>> begin DATA ENTRIES
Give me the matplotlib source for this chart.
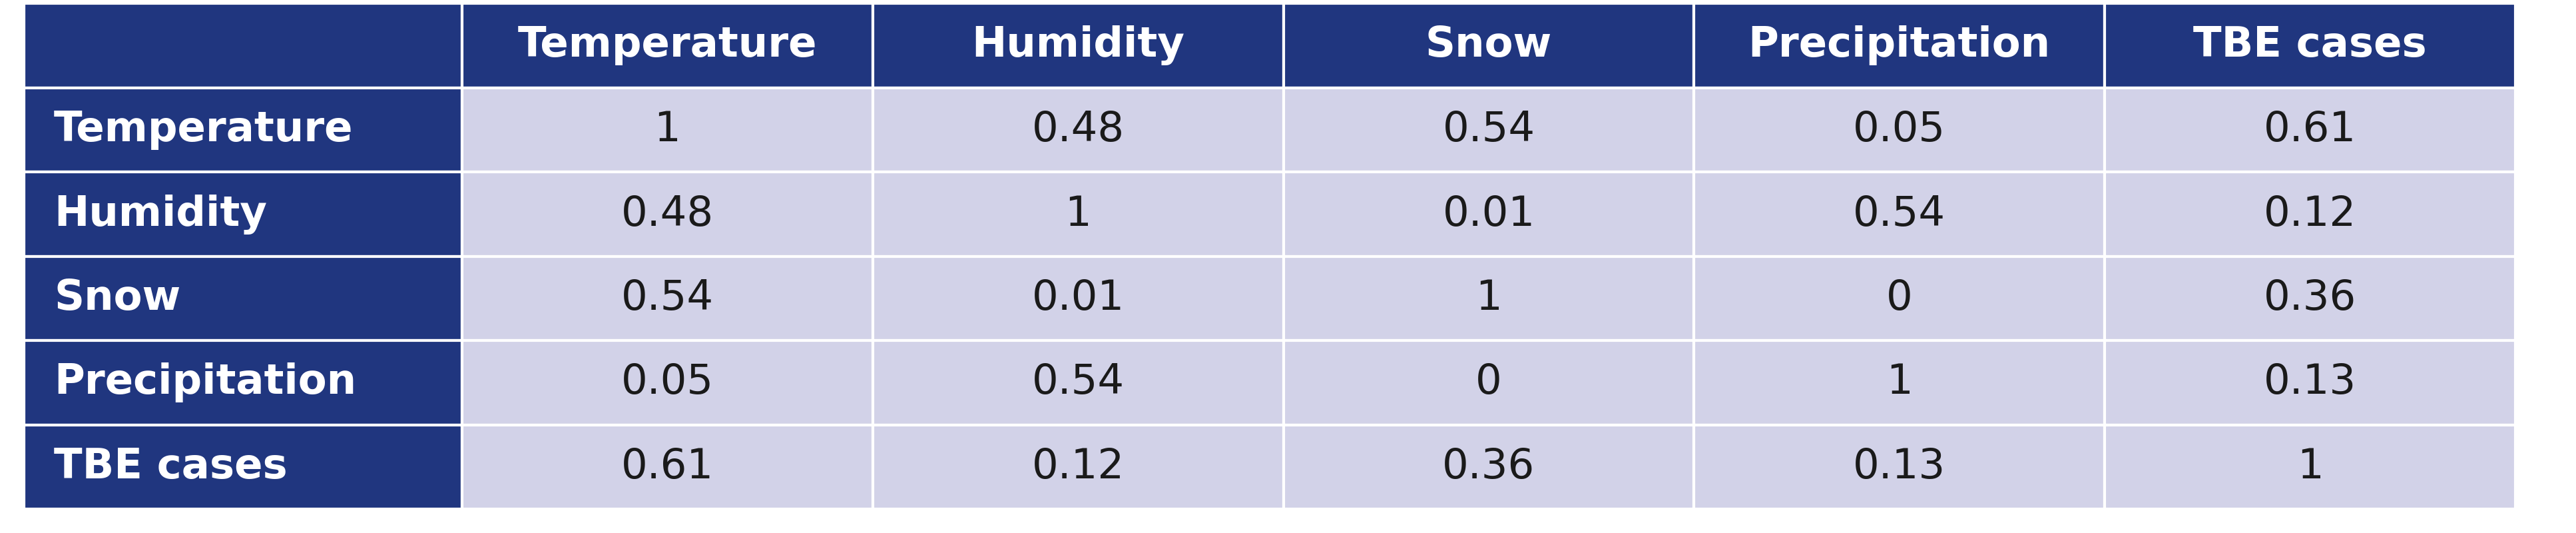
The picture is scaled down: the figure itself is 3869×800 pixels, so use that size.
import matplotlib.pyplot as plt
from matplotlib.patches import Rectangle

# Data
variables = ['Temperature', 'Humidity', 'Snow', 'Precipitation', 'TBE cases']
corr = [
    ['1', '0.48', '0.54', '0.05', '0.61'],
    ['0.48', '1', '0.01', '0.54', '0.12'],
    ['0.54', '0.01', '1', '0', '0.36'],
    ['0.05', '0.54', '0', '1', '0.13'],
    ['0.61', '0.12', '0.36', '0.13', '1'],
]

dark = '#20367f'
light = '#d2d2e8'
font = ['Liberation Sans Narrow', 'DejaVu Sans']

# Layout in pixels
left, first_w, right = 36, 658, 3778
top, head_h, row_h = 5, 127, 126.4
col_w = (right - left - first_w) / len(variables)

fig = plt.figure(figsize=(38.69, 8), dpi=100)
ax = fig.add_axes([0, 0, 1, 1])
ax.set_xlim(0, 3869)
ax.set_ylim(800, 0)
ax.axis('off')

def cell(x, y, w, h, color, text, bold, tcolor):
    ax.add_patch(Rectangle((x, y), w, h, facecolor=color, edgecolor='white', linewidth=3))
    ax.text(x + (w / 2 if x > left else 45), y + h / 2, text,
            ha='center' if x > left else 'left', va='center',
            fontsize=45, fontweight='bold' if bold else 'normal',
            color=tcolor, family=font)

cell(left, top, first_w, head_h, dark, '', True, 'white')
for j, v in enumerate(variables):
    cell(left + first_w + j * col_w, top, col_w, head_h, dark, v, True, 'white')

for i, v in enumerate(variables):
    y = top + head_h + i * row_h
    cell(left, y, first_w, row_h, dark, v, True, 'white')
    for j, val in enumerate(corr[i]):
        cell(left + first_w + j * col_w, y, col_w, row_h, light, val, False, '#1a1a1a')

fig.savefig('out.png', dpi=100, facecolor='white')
>> end DATA ENTRIES
>> begin DATA ENTRIES
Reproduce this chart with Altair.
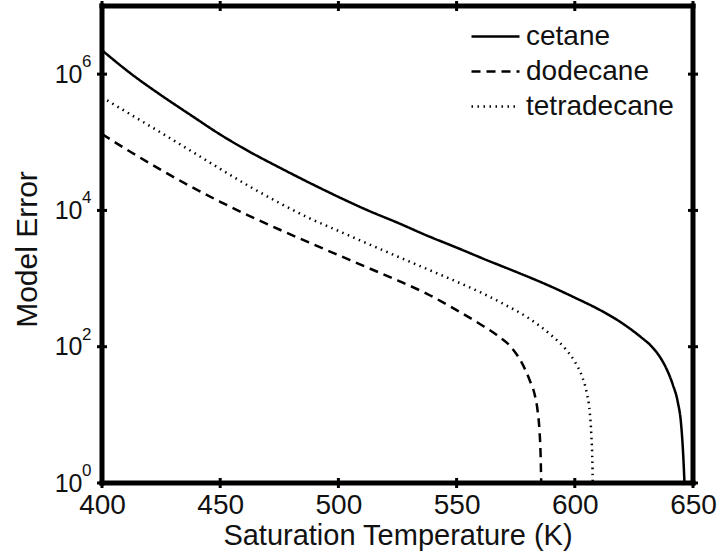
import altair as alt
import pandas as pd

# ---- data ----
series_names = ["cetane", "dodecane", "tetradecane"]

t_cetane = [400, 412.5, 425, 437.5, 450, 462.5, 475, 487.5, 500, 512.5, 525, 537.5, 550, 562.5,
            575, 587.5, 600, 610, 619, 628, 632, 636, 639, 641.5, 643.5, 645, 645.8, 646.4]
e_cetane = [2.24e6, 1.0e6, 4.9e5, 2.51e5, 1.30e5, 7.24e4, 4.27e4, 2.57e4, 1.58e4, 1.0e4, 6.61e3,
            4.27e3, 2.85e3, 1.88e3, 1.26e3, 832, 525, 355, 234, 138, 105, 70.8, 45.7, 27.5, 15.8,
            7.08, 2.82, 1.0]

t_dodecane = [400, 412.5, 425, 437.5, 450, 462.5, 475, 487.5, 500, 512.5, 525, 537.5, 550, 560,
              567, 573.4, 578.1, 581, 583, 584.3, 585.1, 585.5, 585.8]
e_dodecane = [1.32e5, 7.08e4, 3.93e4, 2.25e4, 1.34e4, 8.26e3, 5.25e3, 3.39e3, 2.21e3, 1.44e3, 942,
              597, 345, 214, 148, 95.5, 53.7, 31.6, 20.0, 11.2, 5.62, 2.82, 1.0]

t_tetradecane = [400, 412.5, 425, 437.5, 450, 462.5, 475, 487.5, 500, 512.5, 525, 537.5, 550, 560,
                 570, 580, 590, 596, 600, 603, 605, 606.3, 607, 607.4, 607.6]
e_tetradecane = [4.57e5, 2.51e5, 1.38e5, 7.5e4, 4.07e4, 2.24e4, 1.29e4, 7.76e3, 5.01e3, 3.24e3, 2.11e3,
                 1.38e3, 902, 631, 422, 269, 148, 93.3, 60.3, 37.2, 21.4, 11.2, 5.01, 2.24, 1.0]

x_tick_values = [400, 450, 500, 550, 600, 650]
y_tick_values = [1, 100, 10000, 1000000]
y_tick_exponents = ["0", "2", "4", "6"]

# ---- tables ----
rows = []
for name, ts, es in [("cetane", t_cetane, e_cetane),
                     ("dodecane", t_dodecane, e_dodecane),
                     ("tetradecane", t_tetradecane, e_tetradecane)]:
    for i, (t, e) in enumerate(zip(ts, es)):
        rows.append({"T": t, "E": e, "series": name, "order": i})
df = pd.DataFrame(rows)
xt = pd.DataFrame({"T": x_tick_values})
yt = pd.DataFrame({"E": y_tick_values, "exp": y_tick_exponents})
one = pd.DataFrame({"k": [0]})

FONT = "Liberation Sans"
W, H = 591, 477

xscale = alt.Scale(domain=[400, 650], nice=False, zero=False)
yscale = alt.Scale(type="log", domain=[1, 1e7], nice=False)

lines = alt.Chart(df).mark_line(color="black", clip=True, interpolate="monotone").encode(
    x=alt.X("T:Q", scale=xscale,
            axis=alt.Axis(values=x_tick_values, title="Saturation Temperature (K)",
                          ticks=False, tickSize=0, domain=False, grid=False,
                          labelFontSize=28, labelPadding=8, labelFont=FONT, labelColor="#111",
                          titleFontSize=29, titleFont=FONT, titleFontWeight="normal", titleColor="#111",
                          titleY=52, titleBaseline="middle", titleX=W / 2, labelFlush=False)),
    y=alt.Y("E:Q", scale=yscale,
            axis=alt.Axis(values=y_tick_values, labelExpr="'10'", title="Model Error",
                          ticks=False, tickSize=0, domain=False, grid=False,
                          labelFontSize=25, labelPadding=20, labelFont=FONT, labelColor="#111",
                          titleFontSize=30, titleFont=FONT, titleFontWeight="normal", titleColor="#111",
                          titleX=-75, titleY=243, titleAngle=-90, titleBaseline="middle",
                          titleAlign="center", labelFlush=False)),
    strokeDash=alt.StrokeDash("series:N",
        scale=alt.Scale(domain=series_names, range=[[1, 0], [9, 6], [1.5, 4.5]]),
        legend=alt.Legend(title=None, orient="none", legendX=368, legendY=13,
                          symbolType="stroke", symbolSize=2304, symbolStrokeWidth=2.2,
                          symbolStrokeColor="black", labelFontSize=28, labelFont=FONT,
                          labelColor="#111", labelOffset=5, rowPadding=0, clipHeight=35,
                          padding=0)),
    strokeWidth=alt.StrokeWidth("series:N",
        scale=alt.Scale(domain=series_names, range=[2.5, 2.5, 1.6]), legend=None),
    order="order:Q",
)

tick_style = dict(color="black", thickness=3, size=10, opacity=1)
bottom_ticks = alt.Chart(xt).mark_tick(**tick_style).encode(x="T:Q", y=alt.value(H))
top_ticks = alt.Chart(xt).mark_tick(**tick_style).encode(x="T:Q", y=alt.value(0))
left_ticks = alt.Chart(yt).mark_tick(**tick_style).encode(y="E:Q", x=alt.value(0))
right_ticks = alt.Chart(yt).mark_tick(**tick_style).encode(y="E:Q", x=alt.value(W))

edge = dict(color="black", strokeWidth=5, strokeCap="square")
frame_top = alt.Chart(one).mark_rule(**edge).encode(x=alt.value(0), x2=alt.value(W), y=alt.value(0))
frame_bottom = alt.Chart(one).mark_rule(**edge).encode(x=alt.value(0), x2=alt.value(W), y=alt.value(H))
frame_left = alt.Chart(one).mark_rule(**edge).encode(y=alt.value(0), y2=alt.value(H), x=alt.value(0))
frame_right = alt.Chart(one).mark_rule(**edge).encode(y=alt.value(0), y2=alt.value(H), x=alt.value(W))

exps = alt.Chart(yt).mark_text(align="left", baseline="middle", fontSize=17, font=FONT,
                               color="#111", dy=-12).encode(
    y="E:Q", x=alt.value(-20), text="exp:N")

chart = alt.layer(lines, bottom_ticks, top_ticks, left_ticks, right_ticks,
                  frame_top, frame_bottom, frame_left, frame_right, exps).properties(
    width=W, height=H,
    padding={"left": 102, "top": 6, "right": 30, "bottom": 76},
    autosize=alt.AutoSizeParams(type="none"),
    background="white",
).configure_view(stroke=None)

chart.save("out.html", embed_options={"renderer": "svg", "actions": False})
>> end DATA ENTRIES
DO THIS → Above are the records. Print exactly the lines from the one containing "Give me the matplotlib source for this chart." to the one containing "from matplotlib.patches import Rectangle", both included, and nothing else; pictures are excluded.

COMPLETED TASK →
Give me the matplotlib source for this chart.
The picture is scaled down: the figure itself is 3869×800 pixels, so use that size.
import matplotlib.pyplot as plt
from matplotlib.patches import Rectangle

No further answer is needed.